DATASET CONTENT
.....

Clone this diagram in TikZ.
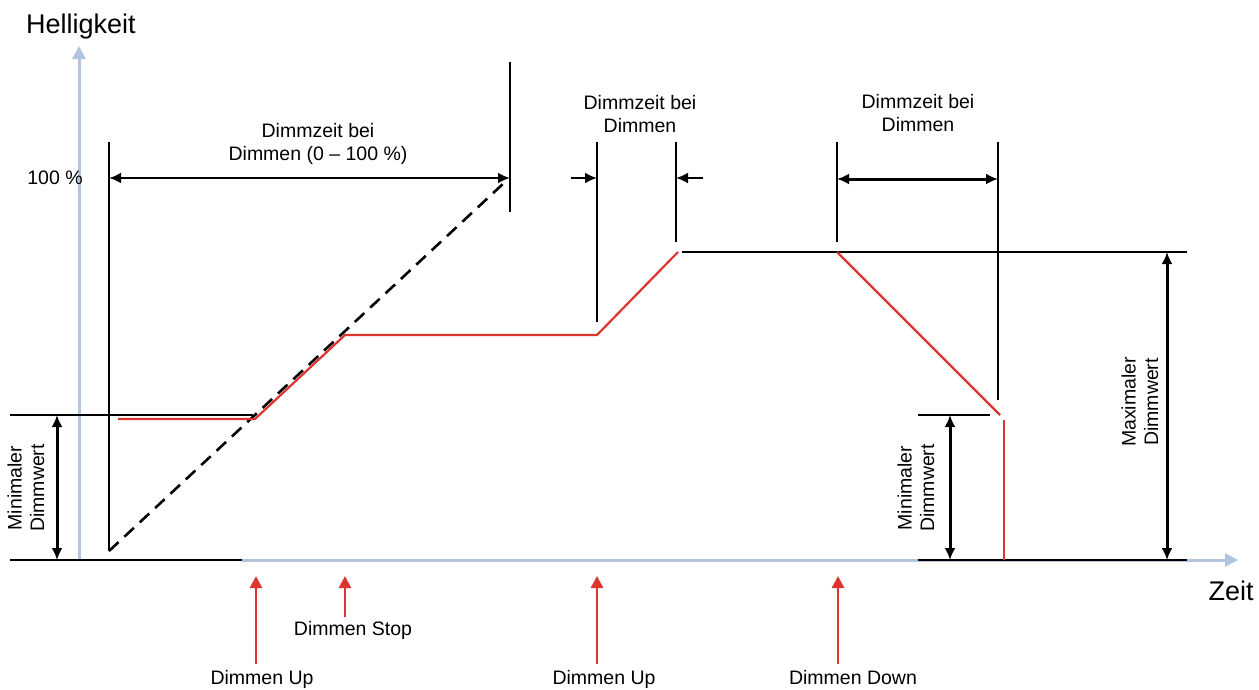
\documentclass[tikz,border=0pt]{standalone}
\usepackage{fontspec}
\setmainfont{Liberation Sans}
\usetikzlibrary{arrows.meta}
\definecolor{axisblue}{RGB}{176,196,222}
\definecolor{sigred}{RGB}{222,52,48}
\begin{document}
\begin{tikzpicture}[x=1pt,y=-1pt,
  blk/.style={line width=2.2pt,black},
  sig/.style={line width=2.2pt,sigred},
  axis/.style={line width=3pt,axisblue,-{Triangle[length=13pt,width=13pt]}},
  dimarrow/.style={line width=3pt,black,{Latex[length=12pt,width=11pt]}-{Latex[length=12pt,width=11pt]}},
  onearrow/.style={line width=2.2pt,black,-{Latex[length=12pt,width=11pt]}},
  evarrow/.style={line width=2.6pt,sigred,-{Triangle[length=12pt,width=12pt]}},
  lbl/.style={font=\fontsize{19.5}{22.5}\selectfont,align=center,inner sep=1pt},
  big/.style={font=\fontsize{27}{30}\selectfont,inner sep=0pt}]
\useasboundingbox (0,0) rectangle (1259,689);
% coordinates
\coordinate (o) at (79,560);
\coordinate (ytop) at (79,46);
\coordinate (xend) at (1238,560);
% axes
\draw[axis] (o) -- (ytop);
\draw[axis] (242,560) -- (xend);
\coordinate (bl0) at (10,560); \coordinate (bl1) at (242,560);
\draw[blk] (bl0) -- (bl1);
\coordinate (br0) at (918,560); \coordinate (br1) at (1187,560);
\draw[blk] (br0) -- (br1);
% first ramp
\coordinate (v1t) at (109,142); \coordinate (v1b) at (109,551);
\draw[blk] (v1t) -- (v1b);
\coordinate (d1e) at (505,182);
\draw[blk,line width=2.6pt,dash pattern=on 13pt off 8pt] (v1b) -- (d1e);
\coordinate (v2t) at (510,62); \coordinate (v2b) at (510,212);
\draw[blk] (v2t) -- (v2b);
\coordinate (a1l) at (109,178); \coordinate (a1r) at (510,178);
\draw[dimarrow,line width=2.6pt] (a1l) -- (a1r);
\node[lbl] (t1) at (318,144) {Dimmzeit bei\\Dimmen (0 – 100 \%)};
% minimal dimm value left
\coordinate (m0) at (10,415); \coordinate (m1) at (253,415);
\draw[blk] (m0) -- (m1);
\coordinate (ma) at (57,415); \coordinate (mb) at (57,560);
\draw[dimarrow] (ma) -- (mb);
\node[lbl,rotate=90,fill=white] (mt1) at (26,488) {Minimaler\\Dimmwert};
% red curve
\coordinate (r0) at (118,419); \coordinate (r1) at (255,419);
\coordinate (r2) at (345,335); \coordinate (r3) at (597,335);
\coordinate (r4) at (678,252);
\draw[sig,line join=round] (r0) -- (r1) -- (r2) -- (r3) -- (r4);
% second dimm time
\coordinate (v3t) at (597,142); \coordinate (v3b) at (597,322);
\draw[blk] (v3t) -- (v3b);
\coordinate (v4t) at (676,142); \coordinate (v4b) at (676,242);
\draw[blk] (v4t) -- (v4b);
\coordinate (s1) at (571,178); \coordinate (s1e) at (597,178);
\draw[onearrow] (s1) -- (s1e);
\coordinate (s2) at (703,178); \coordinate (s2e) at (676,178);
\draw[onearrow] (s2) -- (s2e);
\node[lbl] (t2) at (640,114) {Dimmzeit bei\\Dimmen};
% max level line
\coordinate (h0) at (682,252); \coordinate (h1) at (1187,252);
\draw[blk] (h0) -- (h1);
% third dimm time
\coordinate (v5t) at (837,142); \coordinate (v5b) at (837,242);
\draw[blk] (v5t) -- (v5b);
\coordinate (v6t) at (998,142); \coordinate (v6b) at (998,400);
\draw[blk] (v6t) -- (v6b);
\coordinate (a3l) at (837,179); \coordinate (a3r) at (998,179);
\draw[dimarrow] (a3l) -- (a3r);
\node[lbl] (t3) at (918,113) {Dimmzeit bei\\Dimmen};
% red down ramp
\coordinate (q0) at (837,252); \coordinate (q1) at (1000,415);
\draw[sig] (q0) -- (q1);
\coordinate (q2) at (1004,420); \coordinate (q3) at (1004,560);
\draw[sig] (q2) -- (q3);
% minimal dimm value right
\coordinate (n0) at (918,415); \coordinate (n1) at (990,415);
\draw[blk] (n0) -- (n1);
\coordinate (na) at (950,415); \coordinate (nb) at (950,560);
\draw[dimarrow] (na) -- (nb);
\node[lbl,rotate=90,fill=white] (mt2) at (916,488) {Minimaler\\Dimmwert};
% maximal dimm value
\coordinate (xa) at (1167,252); \coordinate (xb) at (1167,560);
\draw[dimarrow] (xa) -- (xb);
\node[lbl,rotate=90] (xt) at (1140,402) {Maximaler\\Dimmwert};
% axis labels
\node[big] (hl) at (81,27) {Helligkeit};
\node[big] (zl) at (1231,591) {Zeit};
\node[lbl] (p100) at (55,178) {100 \%};
% events
\node[lbl] (e1) at (262,679) {Dimmen Up};
\node[lbl] (e2) at (353,630) {Dimmen Stop};
\node[lbl] (e3) at (604,679) {Dimmen Up};
\node[lbl] (e4) at (853,678) {Dimmen Down};
\coordinate (e1a) at (256,664); \coordinate (e1b) at (256,576);
\coordinate (e2a) at (345,617); \coordinate (e2b) at (345,576);
\coordinate (e3a) at (597,664); \coordinate (e3b) at (597,576);
\coordinate (e4a) at (838,664); \coordinate (e4b) at (838,576);
\draw[evarrow] (e1a) -- (e1b);
\draw[evarrow] (e2a) -- (e2b);
\draw[evarrow] (e3a) -- (e3b);
\draw[evarrow] (e4a) -- (e4b);
\end{tikzpicture}
\end{document}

.....

WHAT TO DO
Reproduce each line word for word and drop the pictures.

FINAL RESULT
Clone this diagram in TikZ.
\documentclass[tikz,border=0pt]{standalone}
\usepackage{fontspec}
\setmainfont{Liberation Sans}
\usetikzlibrary{arrows.meta}
\definecolor{axisblue}{RGB}{176,196,222}
\definecolor{sigred}{RGB}{222,52,48}
\begin{document}
\begin{tikzpicture}[x=1pt,y=-1pt,
  blk/.style={line width=2.2pt,black},
  sig/.style={line width=2.2pt,sigred},
  axis/.style={line width=3pt,axisblue,-{Triangle[length=13pt,width=13pt]}},
  dimarrow/.style={line width=3pt,black,{Latex[length=12pt,width=11pt]}-{Latex[length=12pt,width=11pt]}},
  onearrow/.style={line width=2.2pt,black,-{Latex[length=12pt,width=11pt]}},
  evarrow/.style={line width=2.6pt,sigred,-{Triangle[length=12pt,width=12pt]}},
  lbl/.style={font=\fontsize{19.5}{22.5}\selectfont,align=center,inner sep=1pt},
  big/.style={font=\fontsize{27}{30}\selectfont,inner sep=0pt}]
\useasboundingbox (0,0) rectangle (1259,689);
% coordinates
\coordinate (o) at (79,560);
\coordinate (ytop) at (79,46);
\coordinate (xend) at (1238,560);
% axes
\draw[axis] (o) -- (ytop);
\draw[axis] (242,560) -- (xend);
\coordinate (bl0) at (10,560); \coordinate (bl1) at (242,560);
\draw[blk] (bl0) -- (bl1);
\coordinate (br0) at (918,560); \coordinate (br1) at (1187,560);
\draw[blk] (br0) -- (br1);
% first ramp
\coordinate (v1t) at (109,142); \coordinate (v1b) at (109,551);
\draw[blk] (v1t) -- (v1b);
\coordinate (d1e) at (505,182);
\draw[blk,line width=2.6pt,dash pattern=on 13pt off 8pt] (v1b) -- (d1e);
\coordinate (v2t) at (510,62); \coordinate (v2b) at (510,212);
\draw[blk] (v2t) -- (v2b);
\coordinate (a1l) at (109,178); \coordinate (a1r) at (510,178);
\draw[dimarrow,line width=2.6pt] (a1l) -- (a1r);
\node[lbl] (t1) at (318,144) {Dimmzeit bei\\Dimmen (0 – 100 \%)};
% minimal dimm value left
\coordinate (m0) at (10,415); \coordinate (m1) at (253,415);
\draw[blk] (m0) -- (m1);
\coordinate (ma) at (57,415); \coordinate (mb) at (57,560);
\draw[dimarrow] (ma) -- (mb);
\node[lbl,rotate=90,fill=white] (mt1) at (26,488) {Minimaler\\Dimmwert};
% red curve
\coordinate (r0) at (118,419); \coordinate (r1) at (255,419);
\coordinate (r2) at (345,335); \coordinate (r3) at (597,335);
\coordinate (r4) at (678,252);
\draw[sig,line join=round] (r0) -- (r1) -- (r2) -- (r3) -- (r4);
% second dimm time
\coordinate (v3t) at (597,142); \coordinate (v3b) at (597,322);
\draw[blk] (v3t) -- (v3b);
\coordinate (v4t) at (676,142); \coordinate (v4b) at (676,242);
\draw[blk] (v4t) -- (v4b);
\coordinate (s1) at (571,178); \coordinate (s1e) at (597,178);
\draw[onearrow] (s1) -- (s1e);
\coordinate (s2) at (703,178); \coordinate (s2e) at (676,178);
\draw[onearrow] (s2) -- (s2e);
\node[lbl] (t2) at (640,114) {Dimmzeit bei\\Dimmen};
% max level line
\coordinate (h0) at (682,252); \coordinate (h1) at (1187,252);
\draw[blk] (h0) -- (h1);
% third dimm time
\coordinate (v5t) at (837,142); \coordinate (v5b) at (837,242);
\draw[blk] (v5t) -- (v5b);
\coordinate (v6t) at (998,142); \coordinate (v6b) at (998,400);
\draw[blk] (v6t) -- (v6b);
\coordinate (a3l) at (837,179); \coordinate (a3r) at (998,179);
\draw[dimarrow] (a3l) -- (a3r);
\node[lbl] (t3) at (918,113) {Dimmzeit bei\\Dimmen};
% red down ramp
\coordinate (q0) at (837,252); \coordinate (q1) at (1000,415);
\draw[sig] (q0) -- (q1);
\coordinate (q2) at (1004,420); \coordinate (q3) at (1004,560);
\draw[sig] (q2) -- (q3);
% minimal dimm value right
\coordinate (n0) at (918,415); \coordinate (n1) at (990,415);
\draw[blk] (n0) -- (n1);
\coordinate (na) at (950,415); \coordinate (nb) at (950,560);
\draw[dimarrow] (na) -- (nb);
\node[lbl,rotate=90,fill=white] (mt2) at (916,488) {Minimaler\\Dimmwert};
% maximal dimm value
\coordinate (xa) at (1167,252); \coordinate (xb) at (1167,560);
\draw[dimarrow] (xa) -- (xb);
\node[lbl,rotate=90] (xt) at (1140,402) {Maximaler\\Dimmwert};
% axis labels
\node[big] (hl) at (81,27) {Helligkeit};
\node[big] (zl) at (1231,591) {Zeit};
\node[lbl] (p100) at (55,178) {100 \%};
% events
\node[lbl] (e1) at (262,679) {Dimmen Up};
\node[lbl] (e2) at (353,630) {Dimmen Stop};
\node[lbl] (e3) at (604,679) {Dimmen Up};
\node[lbl] (e4) at (853,678) {Dimmen Down};
\coordinate (e1a) at (256,664); \coordinate (e1b) at (256,576);
\coordinate (e2a) at (345,617); \coordinate (e2b) at (345,576);
\coordinate (e3a) at (597,664); \coordinate (e3b) at (597,576);
\coordinate (e4a) at (838,664); \coordinate (e4b) at (838,576);
\draw[evarrow] (e1a) -- (e1b);
\draw[evarrow] (e2a) -- (e2b);
\draw[evarrow] (e3a) -- (e3b);
\draw[evarrow] (e4a) -- (e4b);
\end{tikzpicture}
\end{document}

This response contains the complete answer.